►

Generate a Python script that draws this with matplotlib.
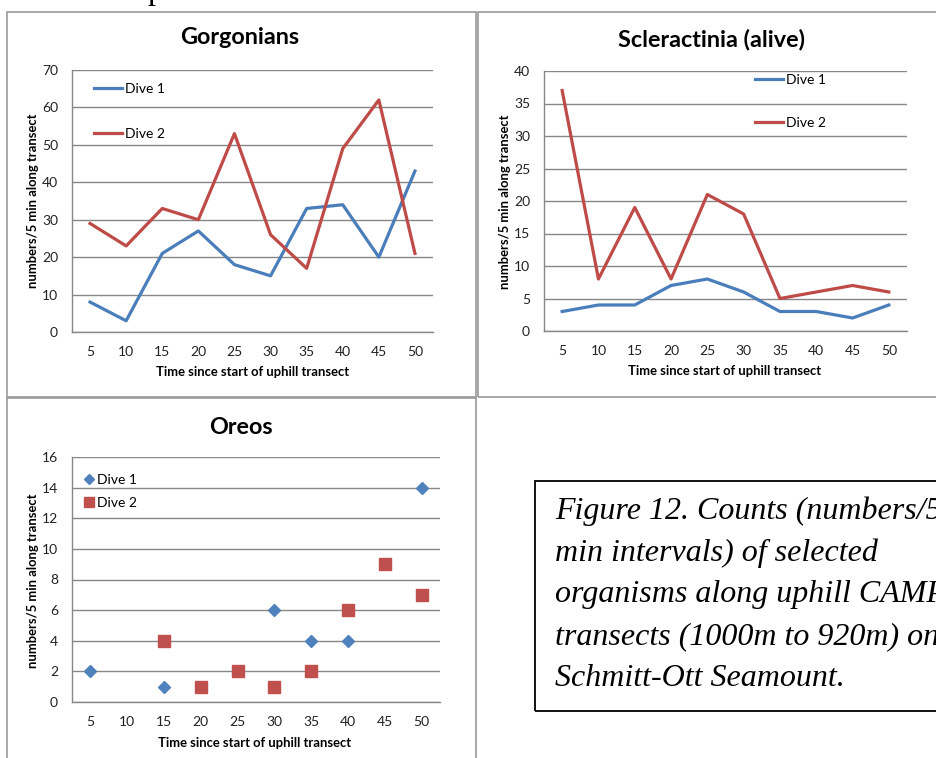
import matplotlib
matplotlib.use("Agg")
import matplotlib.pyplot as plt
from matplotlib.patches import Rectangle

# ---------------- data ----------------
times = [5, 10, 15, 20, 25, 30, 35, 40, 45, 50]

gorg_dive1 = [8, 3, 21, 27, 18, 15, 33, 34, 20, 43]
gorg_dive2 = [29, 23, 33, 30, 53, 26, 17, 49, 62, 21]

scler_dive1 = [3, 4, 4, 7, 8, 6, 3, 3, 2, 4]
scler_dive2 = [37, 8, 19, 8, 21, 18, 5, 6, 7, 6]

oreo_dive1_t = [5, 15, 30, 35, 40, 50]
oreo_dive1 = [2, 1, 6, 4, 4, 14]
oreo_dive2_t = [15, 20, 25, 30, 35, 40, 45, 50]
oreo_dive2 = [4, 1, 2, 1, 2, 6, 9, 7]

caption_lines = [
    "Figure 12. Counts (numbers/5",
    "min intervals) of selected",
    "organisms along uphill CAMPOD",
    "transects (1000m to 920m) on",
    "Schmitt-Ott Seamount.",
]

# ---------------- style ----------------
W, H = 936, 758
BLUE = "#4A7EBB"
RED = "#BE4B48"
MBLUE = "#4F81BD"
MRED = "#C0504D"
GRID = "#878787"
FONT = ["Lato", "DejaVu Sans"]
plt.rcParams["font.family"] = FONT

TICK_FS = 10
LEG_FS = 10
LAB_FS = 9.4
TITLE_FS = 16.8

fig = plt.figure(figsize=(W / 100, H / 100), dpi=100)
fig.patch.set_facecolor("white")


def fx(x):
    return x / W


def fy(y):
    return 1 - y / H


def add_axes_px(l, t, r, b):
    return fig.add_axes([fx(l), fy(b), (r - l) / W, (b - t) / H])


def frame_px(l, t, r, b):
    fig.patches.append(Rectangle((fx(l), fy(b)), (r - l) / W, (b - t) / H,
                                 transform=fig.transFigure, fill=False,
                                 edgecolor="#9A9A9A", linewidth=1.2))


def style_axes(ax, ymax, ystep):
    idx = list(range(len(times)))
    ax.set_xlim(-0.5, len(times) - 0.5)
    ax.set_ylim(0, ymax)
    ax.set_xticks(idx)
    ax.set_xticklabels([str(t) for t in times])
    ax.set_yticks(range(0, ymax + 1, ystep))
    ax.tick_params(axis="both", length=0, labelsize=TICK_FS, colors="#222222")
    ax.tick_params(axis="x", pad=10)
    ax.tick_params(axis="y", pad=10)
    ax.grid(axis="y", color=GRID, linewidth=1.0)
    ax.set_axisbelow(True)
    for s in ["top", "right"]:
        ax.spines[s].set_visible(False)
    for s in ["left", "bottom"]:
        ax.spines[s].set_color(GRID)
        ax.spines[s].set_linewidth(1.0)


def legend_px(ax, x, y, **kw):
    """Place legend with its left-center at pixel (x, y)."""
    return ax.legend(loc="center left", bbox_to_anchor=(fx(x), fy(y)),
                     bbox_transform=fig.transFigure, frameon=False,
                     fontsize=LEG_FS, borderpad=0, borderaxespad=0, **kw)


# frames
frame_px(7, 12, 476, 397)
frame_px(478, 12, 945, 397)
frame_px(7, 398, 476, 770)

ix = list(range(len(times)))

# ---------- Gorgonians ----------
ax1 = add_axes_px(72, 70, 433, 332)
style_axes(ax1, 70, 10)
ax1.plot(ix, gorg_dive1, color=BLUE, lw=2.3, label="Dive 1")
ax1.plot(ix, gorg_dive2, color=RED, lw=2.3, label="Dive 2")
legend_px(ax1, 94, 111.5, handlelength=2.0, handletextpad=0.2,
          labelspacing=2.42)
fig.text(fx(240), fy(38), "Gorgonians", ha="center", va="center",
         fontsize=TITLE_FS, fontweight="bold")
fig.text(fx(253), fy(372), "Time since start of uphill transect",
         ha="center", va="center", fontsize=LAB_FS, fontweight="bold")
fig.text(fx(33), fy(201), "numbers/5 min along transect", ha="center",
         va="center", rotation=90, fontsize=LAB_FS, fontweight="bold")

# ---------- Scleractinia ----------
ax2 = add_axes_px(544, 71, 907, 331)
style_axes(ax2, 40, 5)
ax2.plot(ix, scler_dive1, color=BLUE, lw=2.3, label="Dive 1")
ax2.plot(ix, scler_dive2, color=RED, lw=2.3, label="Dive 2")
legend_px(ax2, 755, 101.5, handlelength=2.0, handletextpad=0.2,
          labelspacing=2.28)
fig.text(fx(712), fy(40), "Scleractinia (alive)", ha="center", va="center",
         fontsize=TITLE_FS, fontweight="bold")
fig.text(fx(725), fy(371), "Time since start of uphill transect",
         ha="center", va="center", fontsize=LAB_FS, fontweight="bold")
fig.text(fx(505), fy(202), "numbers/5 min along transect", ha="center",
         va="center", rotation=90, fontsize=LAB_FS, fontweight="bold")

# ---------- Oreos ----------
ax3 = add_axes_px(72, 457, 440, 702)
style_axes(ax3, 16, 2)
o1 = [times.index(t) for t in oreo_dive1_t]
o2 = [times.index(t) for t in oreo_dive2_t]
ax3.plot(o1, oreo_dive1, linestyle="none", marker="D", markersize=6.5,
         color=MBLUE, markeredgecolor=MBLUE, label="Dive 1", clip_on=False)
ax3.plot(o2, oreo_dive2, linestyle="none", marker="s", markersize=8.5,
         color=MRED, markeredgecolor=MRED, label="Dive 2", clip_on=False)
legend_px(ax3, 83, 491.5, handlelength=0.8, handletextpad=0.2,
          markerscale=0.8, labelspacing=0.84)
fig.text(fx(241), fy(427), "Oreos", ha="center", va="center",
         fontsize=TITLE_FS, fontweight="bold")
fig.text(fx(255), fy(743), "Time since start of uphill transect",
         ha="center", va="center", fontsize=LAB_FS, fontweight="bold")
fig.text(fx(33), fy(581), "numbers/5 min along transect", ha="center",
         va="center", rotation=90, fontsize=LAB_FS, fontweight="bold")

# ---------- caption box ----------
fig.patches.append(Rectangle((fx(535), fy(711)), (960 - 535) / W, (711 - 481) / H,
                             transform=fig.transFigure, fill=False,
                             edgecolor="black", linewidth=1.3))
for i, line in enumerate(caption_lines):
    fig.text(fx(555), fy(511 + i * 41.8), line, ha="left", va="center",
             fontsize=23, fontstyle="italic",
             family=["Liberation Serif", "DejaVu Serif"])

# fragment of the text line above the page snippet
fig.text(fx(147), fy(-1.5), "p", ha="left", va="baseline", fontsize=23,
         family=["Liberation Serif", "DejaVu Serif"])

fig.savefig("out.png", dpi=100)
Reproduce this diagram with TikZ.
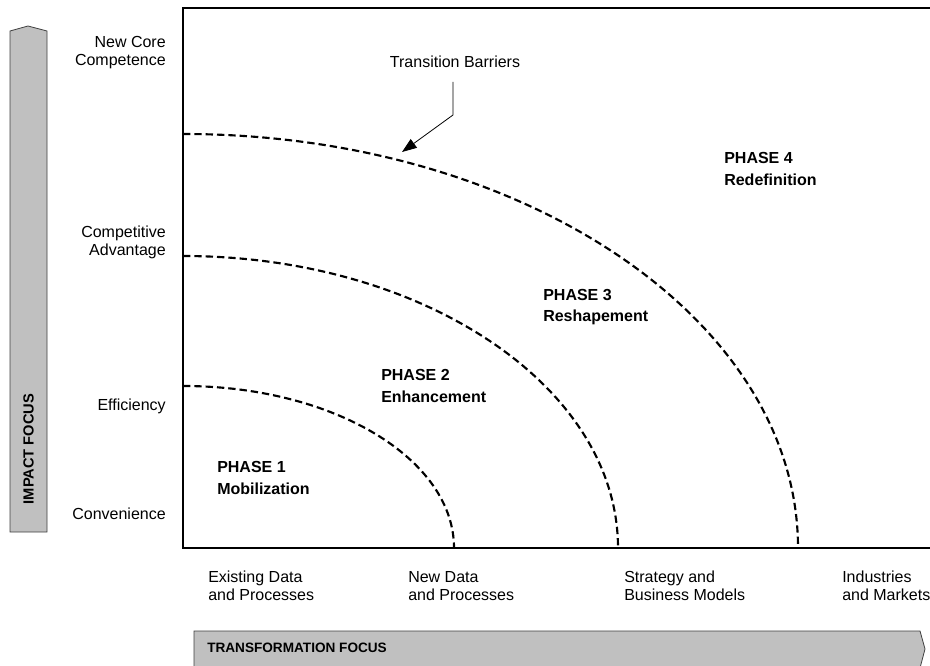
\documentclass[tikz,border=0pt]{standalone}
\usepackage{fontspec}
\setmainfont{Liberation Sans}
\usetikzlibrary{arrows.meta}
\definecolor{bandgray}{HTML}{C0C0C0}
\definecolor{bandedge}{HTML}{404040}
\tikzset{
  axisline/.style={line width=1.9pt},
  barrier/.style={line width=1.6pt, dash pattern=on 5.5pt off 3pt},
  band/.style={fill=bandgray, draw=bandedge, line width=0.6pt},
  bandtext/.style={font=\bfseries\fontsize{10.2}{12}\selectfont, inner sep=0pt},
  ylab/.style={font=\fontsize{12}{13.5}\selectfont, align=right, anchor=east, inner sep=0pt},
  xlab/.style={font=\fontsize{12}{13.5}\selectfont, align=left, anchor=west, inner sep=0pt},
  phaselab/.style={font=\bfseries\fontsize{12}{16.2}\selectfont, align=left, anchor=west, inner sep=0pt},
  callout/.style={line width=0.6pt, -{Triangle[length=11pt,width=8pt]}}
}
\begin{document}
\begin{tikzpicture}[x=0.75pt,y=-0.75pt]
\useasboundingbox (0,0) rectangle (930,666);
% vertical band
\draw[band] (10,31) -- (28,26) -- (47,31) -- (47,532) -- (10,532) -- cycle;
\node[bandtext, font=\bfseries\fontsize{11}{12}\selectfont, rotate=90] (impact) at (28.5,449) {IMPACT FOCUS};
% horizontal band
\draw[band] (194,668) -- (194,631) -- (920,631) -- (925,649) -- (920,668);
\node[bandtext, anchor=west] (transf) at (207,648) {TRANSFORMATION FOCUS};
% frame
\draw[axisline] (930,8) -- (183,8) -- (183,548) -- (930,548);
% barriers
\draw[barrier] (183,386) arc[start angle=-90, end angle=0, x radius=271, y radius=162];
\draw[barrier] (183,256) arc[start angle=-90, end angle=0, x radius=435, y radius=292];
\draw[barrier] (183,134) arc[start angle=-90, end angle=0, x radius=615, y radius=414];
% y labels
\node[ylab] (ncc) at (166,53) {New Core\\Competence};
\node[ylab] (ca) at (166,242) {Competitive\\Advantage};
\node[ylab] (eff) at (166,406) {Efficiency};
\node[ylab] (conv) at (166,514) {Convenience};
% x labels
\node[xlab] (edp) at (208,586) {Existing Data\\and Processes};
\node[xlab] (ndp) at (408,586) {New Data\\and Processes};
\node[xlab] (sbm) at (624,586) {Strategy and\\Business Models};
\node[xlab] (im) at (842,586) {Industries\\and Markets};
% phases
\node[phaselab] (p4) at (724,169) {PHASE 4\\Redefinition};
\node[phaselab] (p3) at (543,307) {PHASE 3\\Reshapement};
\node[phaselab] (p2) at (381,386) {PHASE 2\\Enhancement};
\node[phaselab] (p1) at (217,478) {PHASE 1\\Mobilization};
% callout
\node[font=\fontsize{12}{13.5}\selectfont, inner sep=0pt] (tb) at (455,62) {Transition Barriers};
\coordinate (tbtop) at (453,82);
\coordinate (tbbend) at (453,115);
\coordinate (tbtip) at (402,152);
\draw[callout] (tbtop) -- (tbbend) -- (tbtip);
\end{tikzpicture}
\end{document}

◄

[Exercise requirements] Set down the records above word for word, from the first line through the line containing "18, 5, 6, 7, 6]", both included; leave out the pictures.

[Complete answer]
Generate a Python script that draws this with matplotlib.
import matplotlib
matplotlib.use("Agg")
import matplotlib.pyplot as plt
from matplotlib.patches import Rectangle

# ---------------- data ----------------
times = [5, 10, 15, 20, 25, 30, 35, 40, 45, 50]

gorg_dive1 = [8, 3, 21, 27, 18, 15, 33, 34, 20, 43]
gorg_dive2 = [29, 23, 33, 30, 53, 26, 17, 49, 62, 21]

scler_dive1 = [3, 4, 4, 7, 8, 6, 3, 3, 2, 4]
scler_dive2 = [37, 8, 19, 8, 21, 18, 5, 6, 7, 6]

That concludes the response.